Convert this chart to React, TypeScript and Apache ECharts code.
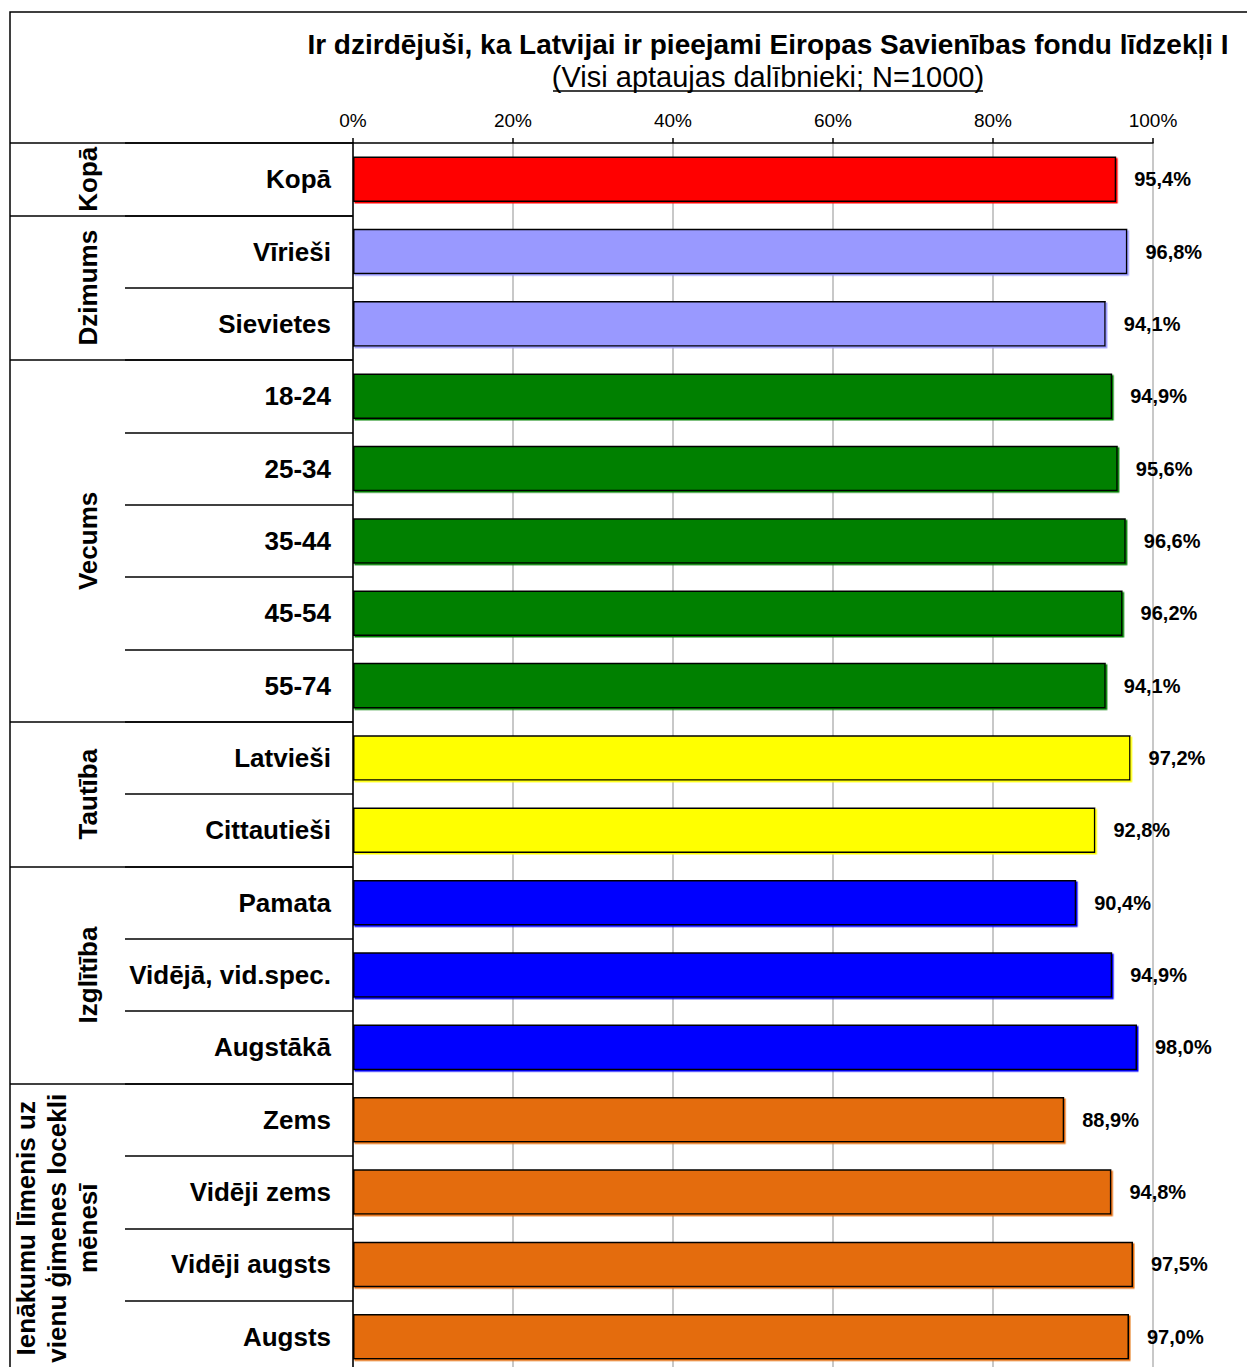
import React, { useEffect, useRef } from "react";
import * as echarts from "echarts";

const categories = [
  "Kopā",
  "Vīrieši",
  "Sievietes",
  "18-24",
  "25-34",
  "35-44",
  "45-54",
  "55-74",
  "Latvieši",
  "Cittautieši",
  "Pamata",
  "Vidējā, vid.spec.",
  "Augstākā",
  "Zems",
  "Vidēji zems",
  "Vidēji augsts",
  "Augsts",
];
const values = [95.4, 96.8, 94.1, 94.9, 95.6, 96.6, 96.2, 94.1, 97.2, 92.8, 90.4, 94.9, 98.0, 88.9, 94.8, 97.5, 97.0];
const groupNames = ["Kopā", "Dzimums", "Vecums", "Tautība", "Izglītība", "Ienākumu līmenis uz\nvienu ģimenes locekli\nmēnesī"];
const groupSizes = [1, 2, 5, 2, 3, 4];
const groupColors = ["#FF0000", "#9999FF", "#008000", "#FFFF00", "#0000FF", "#E46C0A"];
const xMin = 0;
const xMax = 100;
const xStep = 20;
const titleText = "Ir dzirdējuši, ka Latvijai ir pieejami Eiropas Savienības fondu līdzekļi I";
const subtitleText = "(Visi aptaujas dalībnieki; N=1000)";

const FONT = "'Liberation Sans', Arial, sans-serif";

export default function App() {
  const ref = useRef<HTMLDivElement>(null);
  useEffect(() => {
    if (!ref.current) return;
    const chart = echarts.init(ref.current, null, { renderer: "svg" });

    const groupStarts: number[] = [];
    const colorOf: string[] = [];
    let idx = 0;
    groupSizes.forEach((n, g) => {
      groupStarts.push(idx);
      for (let k = 0; k < n; k++) colorOf.push(groupColors[g]);
      idx += n;
    });

    const rowH = 72.35;
    const gridTop = 143;
    const gridLeft = 353;
    const plotW = 800;

    const option: any = {
      animation: false,
      backgroundColor: "#ffffff",
      textStyle: { fontFamily: FONT },
      grid: {
        left: gridLeft,
        top: gridTop,
        width: plotW,
        height: rowH * categories.length,
        containLabel: false,
      },
      xAxis: {
        type: "value",
        position: "top",
        min: xMin,
        max: xMax,
        interval: xStep,
        axisLine: { show: true, lineStyle: { color: "#000", width: 1.5 } },
        axisTick: { show: true, length: 5, lineStyle: { color: "#000", width: 1.5 } },
        axisLabel: {
          formatter: (v: number) => v + "%",
          fontSize: 19,
          color: "#000",
          fontFamily: FONT,
          margin: 13,
        },
        splitLine: {
          show: true,
          showMinLine: false,
          lineStyle: {
            color: ["#c8c8c8", "#c8c8c8", "#c8c8c8", "#c8c8c8", "#c8c8c8", "#8c8c8c"],
            width: 2,
          },
        },
      },
      yAxis: [
        {
          type: "category",
          data: categories,
          inverse: true,
          position: "left",
          axisLine: { show: true, lineStyle: { color: "#333", width: 2 } },
          axisTick: { show: true, length: 228, lineStyle: { color: "#000", width: 1.5 } },
          axisLabel: {
            fontSize: 26,
            fontWeight: "bold",
            color: "#000",
            fontFamily: FONT,
            margin: 22,
          },
        },
        {
          type: "category",
          data: categories,
          inverse: true,
          position: "left",
          offset: 0,
          axisLine: { show: false },
          axisLabel: { show: false },
          axisTick: {
            show: true,
            length: 343,
            interval: (i: number) => groupStarts.indexOf(i) >= 0,
            lineStyle: { color: "#000", width: 1.5 },
          },
        },
      ],
      series: [
        {
          type: "bar",
          yAxisIndex: 0,
          barCategoryGap: "37%",
          data: values.map((v, i) => ({
            value: v,
            itemStyle: {
              color: colorOf[i],
              borderColor: "#000",
              borderWidth: 1.5,
              shadowColor: colorOf[i],
              shadowOffsetX: 1.5,
              shadowOffsetY: 1.5,
              shadowBlur: 0,
            },
          })),
          label: {
            show: true,
            position: "right",
            distance: 18,
            fontSize: 20,
            fontWeight: "bold",
            color: "#000",
            fontFamily: FONT,
            formatter: (p: any) => p.value.toFixed(1).replace(".", ",") + "%",
          },
        },
      ],
    };
    chart.setOption(option);

    const graphics: any[] = [
      {
        type: "rect",
        shape: { x: 10, y: 12, width: 1400, height: 1500 },
        style: { fill: "none", stroke: "#000", lineWidth: 1.5 },
        silent: true,
        z: 10,
      },
      {
        type: "text",
        x: 768,
        y: 44,
        style: {
          text: titleText,
          fontFamily: FONT,
          fontSize: 28,
          fontWeight: "bold",
          fill: "#000",
          align: "center",
          verticalAlign: "middle",
        },
      },
      {
        type: "text",
        x: 768,
        y: 77,
        style: {
          text: subtitleText,
          fontFamily: FONT,
          fontSize: 29,
          fill: "#000",
          align: "center",
          verticalAlign: "middle",
        },
      },
      {
        type: "line",
        shape: { x1: 553, y1: 91, x2: 983, y2: 91 },
        style: { stroke: "#000", lineWidth: 1.5 },
      },
    ];

    groupNames.forEach((name, g) => {
      const first = groupStarts[g];
      const last = first + groupSizes[g] - 1;
      const y1 = chart.convertToPixel({ yAxisIndex: 0 }, categories[first]) as number;
      const y2 = chart.convertToPixel({ yAxisIndex: 0 }, categories[last]) as number;
      const lines = name.split("\n").length;
      graphics.push({
        type: "text",
        x: 88 - ((lines - 1) * 31) / 2,
        y: (y1 + y2) / 2,
        rotation: Math.PI / 2,
        style: {
          text: name,
          fontFamily: FONT,
          fontSize: 26,
          fontWeight: "bold",
          lineHeight: 31,
          fill: "#000",
          align: "center",
          verticalAlign: "middle",
        },
      });
    });

    chart.setOption({ graphic: graphics });

    return () => chart.dispose();
  }, []);

  return (
    <div style={{ position: "fixed", left: 0, top: 0, width: 1247, height: 1367, overflow: "hidden", background: "#fff" }}>
      <div ref={ref} style={{ width: 1247, height: 1440 }} />
    </div>
  );
}
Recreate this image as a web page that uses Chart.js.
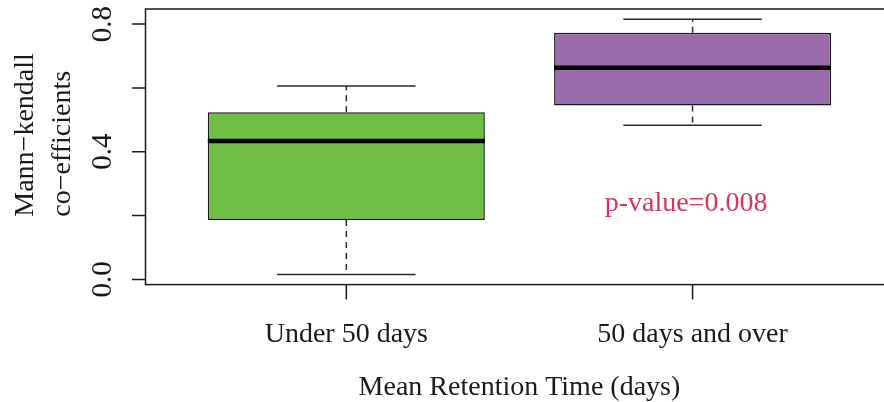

----

### REQUEST:
Without including the pictures, reproduce all entries exactly.

### SOLVED EXERCISE:
Convert this chart to React, TypeScript and Apache ECharts code.
import React, { useEffect, useRef } from "react";
import * as echarts from "echarts";

const categories = [
  "Kopā",
  "Vīrieši",
  "Sievietes",
  "18-24",
  "25-34",
  "35-44",
  "45-54",
  "55-74",
  "Latvieši",
  "Cittautieši",
  "Pamata",
  "Vidējā, vid.spec.",
  "Augstākā",
  "Zems",
  "Vidēji zems",
  "Vidēji augsts",
  "Augsts",
];
const values = [95.4, 96.8, 94.1, 94.9, 95.6, 96.6, 96.2, 94.1, 97.2, 92.8, 90.4, 94.9, 98.0, 88.9, 94.8, 97.5, 97.0];
const groupNames = ["Kopā", "Dzimums", "Vecums", "Tautība", "Izglītība", "Ienākumu līmenis uz\nvienu ģimenes locekli\nmēnesī"];
const groupSizes = [1, 2, 5, 2, 3, 4];
const groupColors = ["#FF0000", "#9999FF", "#008000", "#FFFF00", "#0000FF", "#E46C0A"];
const xMin = 0;
const xMax = 100;
const xStep = 20;
const titleText = "Ir dzirdējuši, ka Latvijai ir pieejami Eiropas Savienības fondu līdzekļi I";
const subtitleText = "(Visi aptaujas dalībnieki; N=1000)";

const FONT = "'Liberation Sans', Arial, sans-serif";

export default function App() {
  const ref = useRef<HTMLDivElement>(null);
  useEffect(() => {
    if (!ref.current) return;
    const chart = echarts.init(ref.current, null, { renderer: "svg" });

    const groupStarts: number[] = [];
    const colorOf: string[] = [];
    let idx = 0;
    groupSizes.forEach((n, g) => {
      groupStarts.push(idx);
      for (let k = 0; k < n; k++) colorOf.push(groupColors[g]);
      idx += n;
    });

    const rowH = 72.35;
    const gridTop = 143;
    const gridLeft = 353;
    const plotW = 800;

    const option: any = {
      animation: false,
      backgroundColor: "#ffffff",
      textStyle: { fontFamily: FONT },
      grid: {
        left: gridLeft,
        top: gridTop,
        width: plotW,
        height: rowH * categories.length,
        containLabel: false,
      },
      xAxis: {
        type: "value",
        position: "top",
        min: xMin,
        max: xMax,
        interval: xStep,
        axisLine: { show: true, lineStyle: { color: "#000", width: 1.5 } },
        axisTick: { show: true, length: 5, lineStyle: { color: "#000", width: 1.5 } },
        axisLabel: {
          formatter: (v: number) => v + "%",
          fontSize: 19,
          color: "#000",
          fontFamily: FONT,
          margin: 13,
        },
        splitLine: {
          show: true,
          showMinLine: false,
          lineStyle: {
            color: ["#c8c8c8", "#c8c8c8", "#c8c8c8", "#c8c8c8", "#c8c8c8", "#8c8c8c"],
            width: 2,
          },
        },
      },
      yAxis: [
        {
          type: "category",
          data: categories,
          inverse: true,
          position: "left",
          axisLine: { show: true, lineStyle: { color: "#333", width: 2 } },
          axisTick: { show: true, length: 228, lineStyle: { color: "#000", width: 1.5 } },
          axisLabel: {
            fontSize: 26,
            fontWeight: "bold",
            color: "#000",
            fontFamily: FONT,
            margin: 22,
          },
        },
        {
          type: "category",
          data: categories,
          inverse: true,
          position: "left",
          offset: 0,
          axisLine: { show: false },
          axisLabel: { show: false },
          axisTick: {
            show: true,
            length: 343,
            interval: (i: number) => groupStarts.indexOf(i) >= 0,
            lineStyle: { color: "#000", width: 1.5 },
          },
        },
      ],
      series: [
        {
          type: "bar",
          yAxisIndex: 0,
          barCategoryGap: "37%",
          data: values.map((v, i) => ({
            value: v,
            itemStyle: {
              color: colorOf[i],
              borderColor: "#000",
              borderWidth: 1.5,
              shadowColor: colorOf[i],
              shadowOffsetX: 1.5,
              shadowOffsetY: 1.5,
              shadowBlur: 0,
            },
          })),
          label: {
            show: true,
            position: "right",
            distance: 18,
            fontSize: 20,
            fontWeight: "bold",
            color: "#000",
            fontFamily: FONT,
            formatter: (p: any) => p.value.toFixed(1).replace(".", ",") + "%",
          },
        },
      ],
    };
    chart.setOption(option);

    const graphics: any[] = [
      {
        type: "rect",
        shape: { x: 10, y: 12, width: 1400, height: 1500 },
        style: { fill: "none", stroke: "#000", lineWidth: 1.5 },
        silent: true,
        z: 10,
      },
      {
        type: "text",
        x: 768,
        y: 44,
        style: {
          text: titleText,
          fontFamily: FONT,
          fontSize: 28,
          fontWeight: "bold",
          fill: "#000",
          align: "center",
          verticalAlign: "middle",
        },
      },
      {
        type: "text",
        x: 768,
        y: 77,
        style: {
          text: subtitleText,
          fontFamily: FONT,
          fontSize: 29,
          fill: "#000",
          align: "center",
          verticalAlign: "middle",
        },
      },
      {
        type: "line",
        shape: { x1: 553, y1: 91, x2: 983, y2: 91 },
        style: { stroke: "#000", lineWidth: 1.5 },
      },
    ];

    groupNames.forEach((name, g) => {
      const first = groupStarts[g];
      const last = first + groupSizes[g] - 1;
      const y1 = chart.convertToPixel({ yAxisIndex: 0 }, categories[first]) as number;
      const y2 = chart.convertToPixel({ yAxisIndex: 0 }, categories[last]) as number;
      const lines = name.split("\n").length;
      graphics.push({
        type: "text",
        x: 88 - ((lines - 1) * 31) / 2,
        y: (y1 + y2) / 2,
        rotation: Math.PI / 2,
        style: {
          text: name,
          fontFamily: FONT,
          fontSize: 26,
          fontWeight: "bold",
          lineHeight: 31,
          fill: "#000",
          align: "center",
          verticalAlign: "middle",
        },
      });
    });

    chart.setOption({ graphic: graphics });

    return () => chart.dispose();
  }, []);

  return (
    <div style={{ position: "fixed", left: 0, top: 0, width: 1247, height: 1367, overflow: "hidden", background: "#fff" }}>
      <div ref={ref} style={{ width: 1247, height: 1440 }} />
    </div>
  );
}
Recreate this image as a web page that uses Chart.js.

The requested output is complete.